*Data segment*.
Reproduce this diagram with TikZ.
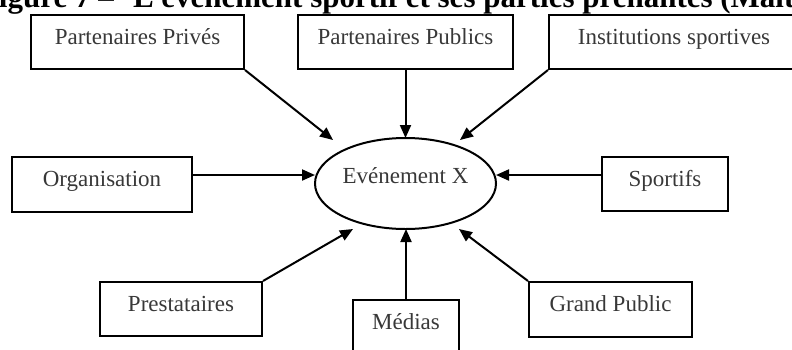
\documentclass[tikz,border=0pt]{standalone}
\usepackage{fontspec}
\setmainfont{Liberation Serif}
\usetikzlibrary{arrows.meta,shapes.geometric}
\begin{document}
\begin{tikzpicture}[x=1pt,y=-1pt,
  box/.style={draw=black,line width=2pt,rectangle,inner sep=0pt,
    text=black!78,font=\fontsize{23}{23}\selectfont,
    text height=14pt,text depth=10pt},
  ev/.style={draw=black,line width=2pt,ellipse,inner sep=0pt,
    minimum width=181pt,minimum height=91pt,
    text=black!78,font=\fontsize{23}{23}\selectfont,
    text height=12pt,text depth=12pt},
  arr/.style={line width=2pt,-{Triangle[length=13pt,width=11pt]}},
  ttl/.style={font=\fontsize{31}{31}\selectfont\bfseries,inner sep=0pt}
]
\useasboundingbox (0,0) rectangle (792,349);
% title (cut off at the top of the picture)
\node[ttl,anchor=base east] (tA) at (114,7.5) {Figure 7 –};
\node[ttl,anchor=base west] (tB) at (133,7.5) {L'événement sportif et ses parties prenantes (Maltese, 2006)};
% boxes
\node[box,minimum width=213pt,minimum height=54pt] (pp) at (137.5,42) {Partenaires Privés};
\node[box,minimum width=215pt,minimum height=54pt] (pub) at (405.5,42) {Partenaires Publics};
\node[box,minimum width=250pt,minimum height=54pt] (inst) at (674,42) {Institutions sportives};
\node[box,minimum width=180pt,minimum height=55pt] (org) at (102,184.5) {Organisation};
\node[box,minimum width=126pt,minimum height=54pt] (sport) at (665,184) {Sportifs};
\node[box,minimum width=162pt,minimum height=54pt] (prest) at (181,309) {Prestataires};
\node[box,minimum width=106pt,minimum height=54pt] (med) at (406,327) {Médias};
\node[box,minimum width=163pt,minimum height=55pt] (gp) at (610.5,309.5) {Grand Public};
% centre
\node[ev] (ev) at (405.5,183.5) {Evénement X};
% arrow tips
\coordinate (t1) at (333,140);
\coordinate (t2) at (405.5,138);
\coordinate (t3) at (460,140);
\coordinate (t4) at (315,175);
\coordinate (t5) at (496,175);
\coordinate (t6) at (353,229);
\coordinate (t7) at (406,229);
\coordinate (t8) at (459,229);
% connectors
\draw[arr] (pp.south east) -- (t1);
\draw[arr] (pub.south) -- (t2);
\draw[arr] (inst.south west) -- (t3);
\draw[arr] (org.east |- t4) -- (t4);
\draw[arr] (sport.west |- t5) -- (t5);
\draw[arr] (prest.north east) -- (t6);
\draw[arr] (med.north) -- (t7);
\draw[arr] (gp.north west) -- (t8);
\end{tikzpicture}
\end{document}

*Directive*. Without the pictures, repeat the listing above exactly.

*Task output*.
Reproduce this diagram with TikZ.
\documentclass[tikz,border=0pt]{standalone}
\usepackage{fontspec}
\setmainfont{Liberation Serif}
\usetikzlibrary{arrows.meta,shapes.geometric}
\begin{document}
\begin{tikzpicture}[x=1pt,y=-1pt,
  box/.style={draw=black,line width=2pt,rectangle,inner sep=0pt,
    text=black!78,font=\fontsize{23}{23}\selectfont,
    text height=14pt,text depth=10pt},
  ev/.style={draw=black,line width=2pt,ellipse,inner sep=0pt,
    minimum width=181pt,minimum height=91pt,
    text=black!78,font=\fontsize{23}{23}\selectfont,
    text height=12pt,text depth=12pt},
  arr/.style={line width=2pt,-{Triangle[length=13pt,width=11pt]}},
  ttl/.style={font=\fontsize{31}{31}\selectfont\bfseries,inner sep=0pt}
]
\useasboundingbox (0,0) rectangle (792,349);
% title (cut off at the top of the picture)
\node[ttl,anchor=base east] (tA) at (114,7.5) {Figure 7 –};
\node[ttl,anchor=base west] (tB) at (133,7.5) {L'événement sportif et ses parties prenantes (Maltese, 2006)};
% boxes
\node[box,minimum width=213pt,minimum height=54pt] (pp) at (137.5,42) {Partenaires Privés};
\node[box,minimum width=215pt,minimum height=54pt] (pub) at (405.5,42) {Partenaires Publics};
\node[box,minimum width=250pt,minimum height=54pt] (inst) at (674,42) {Institutions sportives};
\node[box,minimum width=180pt,minimum height=55pt] (org) at (102,184.5) {Organisation};
\node[box,minimum width=126pt,minimum height=54pt] (sport) at (665,184) {Sportifs};
\node[box,minimum width=162pt,minimum height=54pt] (prest) at (181,309) {Prestataires};
\node[box,minimum width=106pt,minimum height=54pt] (med) at (406,327) {Médias};
\node[box,minimum width=163pt,minimum height=55pt] (gp) at (610.5,309.5) {Grand Public};
% centre
\node[ev] (ev) at (405.5,183.5) {Evénement X};
% arrow tips
\coordinate (t1) at (333,140);
\coordinate (t2) at (405.5,138);
\coordinate (t3) at (460,140);
\coordinate (t4) at (315,175);
\coordinate (t5) at (496,175);
\coordinate (t6) at (353,229);
\coordinate (t7) at (406,229);
\coordinate (t8) at (459,229);
% connectors
\draw[arr] (pp.south east) -- (t1);
\draw[arr] (pub.south) -- (t2);
\draw[arr] (inst.south west) -- (t3);
\draw[arr] (org.east |- t4) -- (t4);
\draw[arr] (sport.west |- t5) -- (t5);
\draw[arr] (prest.north east) -- (t6);
\draw[arr] (med.north) -- (t7);
\draw[arr] (gp.north west) -- (t8);
\end{tikzpicture}
\end{document}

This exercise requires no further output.